■ **PROBLEM REQUIREMENTS**
Locate the lines that hold the string "document". Copy every such line.

■ **RECORD EXTRACTS**

::::

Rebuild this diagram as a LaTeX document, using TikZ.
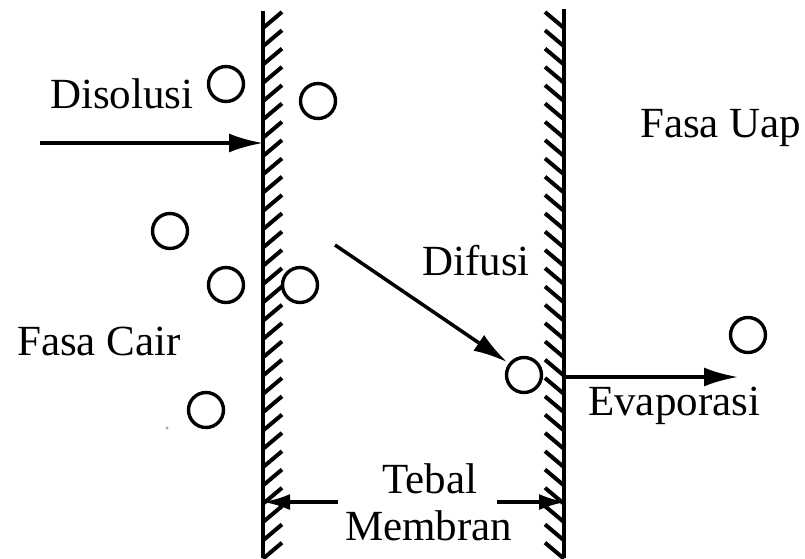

::::

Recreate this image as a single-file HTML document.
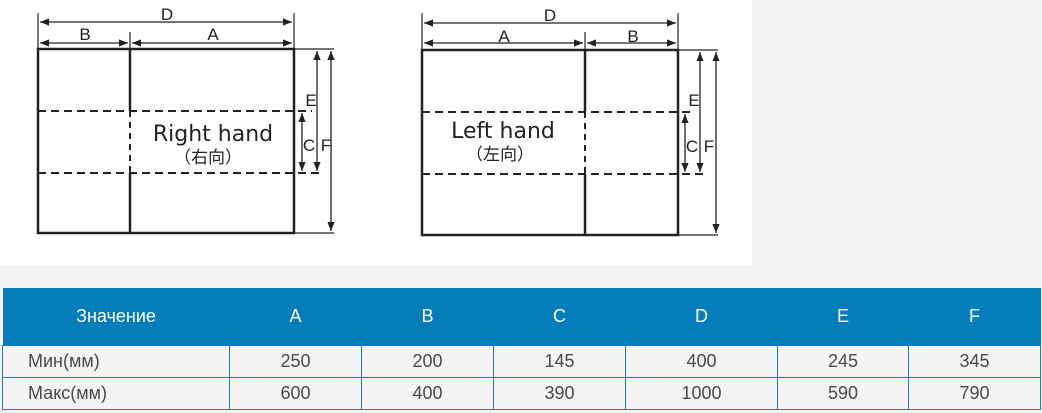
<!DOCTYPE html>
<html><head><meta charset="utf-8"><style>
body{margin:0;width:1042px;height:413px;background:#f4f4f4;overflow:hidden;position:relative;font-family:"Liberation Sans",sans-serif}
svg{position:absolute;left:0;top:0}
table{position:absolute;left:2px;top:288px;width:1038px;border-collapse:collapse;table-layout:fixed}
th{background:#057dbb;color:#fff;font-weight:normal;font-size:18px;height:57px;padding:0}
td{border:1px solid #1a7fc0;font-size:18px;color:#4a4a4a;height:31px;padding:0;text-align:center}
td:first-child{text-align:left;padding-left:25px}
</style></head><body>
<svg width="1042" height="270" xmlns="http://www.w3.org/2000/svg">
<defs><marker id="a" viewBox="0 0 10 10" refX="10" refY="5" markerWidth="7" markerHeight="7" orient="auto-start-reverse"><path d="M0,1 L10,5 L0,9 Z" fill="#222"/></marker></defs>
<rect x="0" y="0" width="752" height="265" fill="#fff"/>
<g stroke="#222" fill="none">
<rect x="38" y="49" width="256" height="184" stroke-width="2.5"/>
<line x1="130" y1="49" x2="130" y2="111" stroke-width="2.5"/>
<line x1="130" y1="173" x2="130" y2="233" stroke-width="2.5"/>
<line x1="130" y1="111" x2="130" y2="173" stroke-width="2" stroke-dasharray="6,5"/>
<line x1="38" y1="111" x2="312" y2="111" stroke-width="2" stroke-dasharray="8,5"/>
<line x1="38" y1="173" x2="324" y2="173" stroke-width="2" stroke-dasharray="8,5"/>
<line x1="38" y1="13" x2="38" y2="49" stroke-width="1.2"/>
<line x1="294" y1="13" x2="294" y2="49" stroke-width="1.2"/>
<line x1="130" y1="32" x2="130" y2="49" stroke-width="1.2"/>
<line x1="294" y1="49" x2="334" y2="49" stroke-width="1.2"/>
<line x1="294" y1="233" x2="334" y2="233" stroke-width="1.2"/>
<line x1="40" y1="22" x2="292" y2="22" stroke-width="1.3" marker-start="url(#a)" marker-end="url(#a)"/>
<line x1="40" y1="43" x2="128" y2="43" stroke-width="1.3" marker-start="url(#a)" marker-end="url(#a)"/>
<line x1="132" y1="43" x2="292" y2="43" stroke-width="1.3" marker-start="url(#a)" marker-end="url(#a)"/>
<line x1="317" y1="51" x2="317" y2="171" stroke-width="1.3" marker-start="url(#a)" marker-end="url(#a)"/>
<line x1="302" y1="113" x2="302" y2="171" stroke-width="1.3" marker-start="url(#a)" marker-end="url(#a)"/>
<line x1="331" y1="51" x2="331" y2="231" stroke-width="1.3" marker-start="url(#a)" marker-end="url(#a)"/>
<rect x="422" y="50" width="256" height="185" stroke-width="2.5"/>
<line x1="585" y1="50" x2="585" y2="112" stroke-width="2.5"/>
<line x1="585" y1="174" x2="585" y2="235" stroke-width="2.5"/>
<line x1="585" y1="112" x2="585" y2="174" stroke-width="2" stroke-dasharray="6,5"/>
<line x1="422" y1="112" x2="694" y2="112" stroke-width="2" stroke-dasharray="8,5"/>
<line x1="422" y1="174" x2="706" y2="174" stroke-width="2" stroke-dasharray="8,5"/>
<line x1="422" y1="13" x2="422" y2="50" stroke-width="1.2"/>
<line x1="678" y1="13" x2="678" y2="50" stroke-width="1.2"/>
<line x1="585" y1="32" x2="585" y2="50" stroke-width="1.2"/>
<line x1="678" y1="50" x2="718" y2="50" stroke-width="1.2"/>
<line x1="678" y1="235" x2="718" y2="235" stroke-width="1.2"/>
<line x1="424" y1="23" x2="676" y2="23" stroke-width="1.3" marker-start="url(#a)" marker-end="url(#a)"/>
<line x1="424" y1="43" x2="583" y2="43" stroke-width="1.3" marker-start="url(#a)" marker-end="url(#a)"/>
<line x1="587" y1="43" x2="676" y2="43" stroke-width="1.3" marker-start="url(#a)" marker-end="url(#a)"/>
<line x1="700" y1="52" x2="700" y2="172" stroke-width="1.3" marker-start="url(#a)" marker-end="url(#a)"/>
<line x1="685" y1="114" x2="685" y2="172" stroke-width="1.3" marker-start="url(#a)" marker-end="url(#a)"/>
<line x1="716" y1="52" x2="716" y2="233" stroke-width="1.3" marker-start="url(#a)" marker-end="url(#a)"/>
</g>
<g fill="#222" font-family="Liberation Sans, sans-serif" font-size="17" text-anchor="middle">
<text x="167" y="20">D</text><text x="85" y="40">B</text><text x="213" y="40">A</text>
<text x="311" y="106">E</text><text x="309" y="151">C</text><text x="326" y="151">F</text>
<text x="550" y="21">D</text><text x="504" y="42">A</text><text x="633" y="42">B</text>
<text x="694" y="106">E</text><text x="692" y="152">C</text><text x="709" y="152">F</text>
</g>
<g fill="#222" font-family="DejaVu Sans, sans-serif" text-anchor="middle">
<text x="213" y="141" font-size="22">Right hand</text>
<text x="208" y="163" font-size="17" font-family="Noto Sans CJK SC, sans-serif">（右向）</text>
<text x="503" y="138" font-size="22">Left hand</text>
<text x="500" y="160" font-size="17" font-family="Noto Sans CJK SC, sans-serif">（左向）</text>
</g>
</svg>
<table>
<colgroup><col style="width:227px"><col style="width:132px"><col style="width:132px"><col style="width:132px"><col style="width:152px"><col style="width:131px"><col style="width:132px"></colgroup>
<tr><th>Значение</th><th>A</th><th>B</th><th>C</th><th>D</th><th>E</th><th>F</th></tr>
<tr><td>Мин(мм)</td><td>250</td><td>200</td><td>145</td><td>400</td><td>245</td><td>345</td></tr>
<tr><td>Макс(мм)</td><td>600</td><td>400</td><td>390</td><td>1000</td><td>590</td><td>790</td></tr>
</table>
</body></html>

::::

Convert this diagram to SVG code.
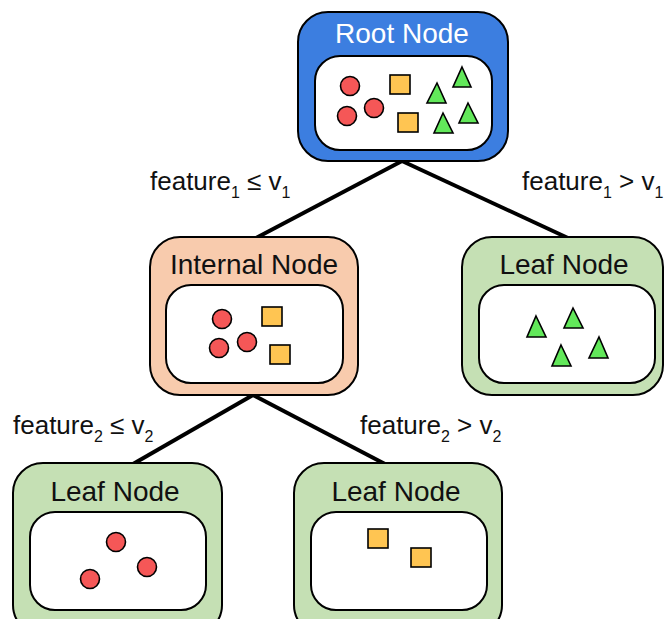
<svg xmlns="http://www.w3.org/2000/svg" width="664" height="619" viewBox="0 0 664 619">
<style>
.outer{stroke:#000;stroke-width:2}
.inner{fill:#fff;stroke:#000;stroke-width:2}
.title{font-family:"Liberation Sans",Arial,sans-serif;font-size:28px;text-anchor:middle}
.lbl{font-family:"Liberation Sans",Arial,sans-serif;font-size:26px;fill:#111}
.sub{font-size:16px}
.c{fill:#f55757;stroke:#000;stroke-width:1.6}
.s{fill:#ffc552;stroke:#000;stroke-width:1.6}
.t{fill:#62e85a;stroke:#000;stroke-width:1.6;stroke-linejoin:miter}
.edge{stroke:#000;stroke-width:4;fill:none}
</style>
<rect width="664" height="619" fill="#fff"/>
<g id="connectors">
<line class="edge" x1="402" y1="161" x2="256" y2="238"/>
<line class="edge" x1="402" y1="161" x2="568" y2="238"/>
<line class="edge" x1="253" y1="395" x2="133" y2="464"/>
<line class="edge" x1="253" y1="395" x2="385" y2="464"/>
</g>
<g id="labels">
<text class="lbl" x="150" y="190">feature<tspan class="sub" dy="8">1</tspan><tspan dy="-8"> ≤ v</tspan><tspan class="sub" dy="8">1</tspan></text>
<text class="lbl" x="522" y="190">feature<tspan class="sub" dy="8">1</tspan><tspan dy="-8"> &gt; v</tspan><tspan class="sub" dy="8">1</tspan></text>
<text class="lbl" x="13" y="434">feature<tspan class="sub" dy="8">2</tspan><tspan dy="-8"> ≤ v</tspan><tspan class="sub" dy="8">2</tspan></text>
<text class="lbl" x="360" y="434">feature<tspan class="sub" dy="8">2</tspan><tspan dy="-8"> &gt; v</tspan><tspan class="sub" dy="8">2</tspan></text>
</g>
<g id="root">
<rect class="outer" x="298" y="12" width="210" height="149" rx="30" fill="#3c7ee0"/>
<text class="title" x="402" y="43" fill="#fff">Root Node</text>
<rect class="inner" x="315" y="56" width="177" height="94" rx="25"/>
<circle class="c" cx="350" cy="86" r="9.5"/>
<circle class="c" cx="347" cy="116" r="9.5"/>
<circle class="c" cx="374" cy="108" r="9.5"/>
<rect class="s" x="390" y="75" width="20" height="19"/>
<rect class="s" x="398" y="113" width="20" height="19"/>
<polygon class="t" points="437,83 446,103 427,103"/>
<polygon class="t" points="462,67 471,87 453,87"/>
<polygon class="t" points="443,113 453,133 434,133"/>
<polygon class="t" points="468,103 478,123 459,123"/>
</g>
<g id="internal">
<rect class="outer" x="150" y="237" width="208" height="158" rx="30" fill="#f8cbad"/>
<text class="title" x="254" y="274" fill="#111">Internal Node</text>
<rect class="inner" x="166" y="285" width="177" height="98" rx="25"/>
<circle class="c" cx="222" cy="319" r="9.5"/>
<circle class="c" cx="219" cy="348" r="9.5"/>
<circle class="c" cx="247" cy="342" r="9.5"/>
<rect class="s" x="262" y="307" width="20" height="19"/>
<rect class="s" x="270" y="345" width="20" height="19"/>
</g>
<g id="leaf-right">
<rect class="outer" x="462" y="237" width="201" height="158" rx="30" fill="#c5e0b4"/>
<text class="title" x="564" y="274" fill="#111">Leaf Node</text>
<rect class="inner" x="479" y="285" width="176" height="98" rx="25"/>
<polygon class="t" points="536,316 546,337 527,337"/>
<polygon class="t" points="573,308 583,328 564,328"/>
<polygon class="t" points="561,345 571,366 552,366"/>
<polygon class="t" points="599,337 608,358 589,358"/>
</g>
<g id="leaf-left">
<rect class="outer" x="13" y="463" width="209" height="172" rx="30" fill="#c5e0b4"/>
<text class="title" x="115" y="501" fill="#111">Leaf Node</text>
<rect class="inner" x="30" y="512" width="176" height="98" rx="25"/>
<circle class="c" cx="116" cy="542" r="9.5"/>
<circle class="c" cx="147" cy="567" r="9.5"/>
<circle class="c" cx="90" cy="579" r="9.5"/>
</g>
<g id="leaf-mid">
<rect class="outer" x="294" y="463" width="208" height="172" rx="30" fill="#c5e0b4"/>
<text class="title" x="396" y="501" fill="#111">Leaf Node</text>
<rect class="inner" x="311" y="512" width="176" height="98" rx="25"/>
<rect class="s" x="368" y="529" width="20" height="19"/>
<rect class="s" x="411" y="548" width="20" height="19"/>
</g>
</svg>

::::

■ **THE RESPONSE**
Rebuild this diagram as a LaTeX document, using TikZ.
Recreate this image as a single-file HTML document.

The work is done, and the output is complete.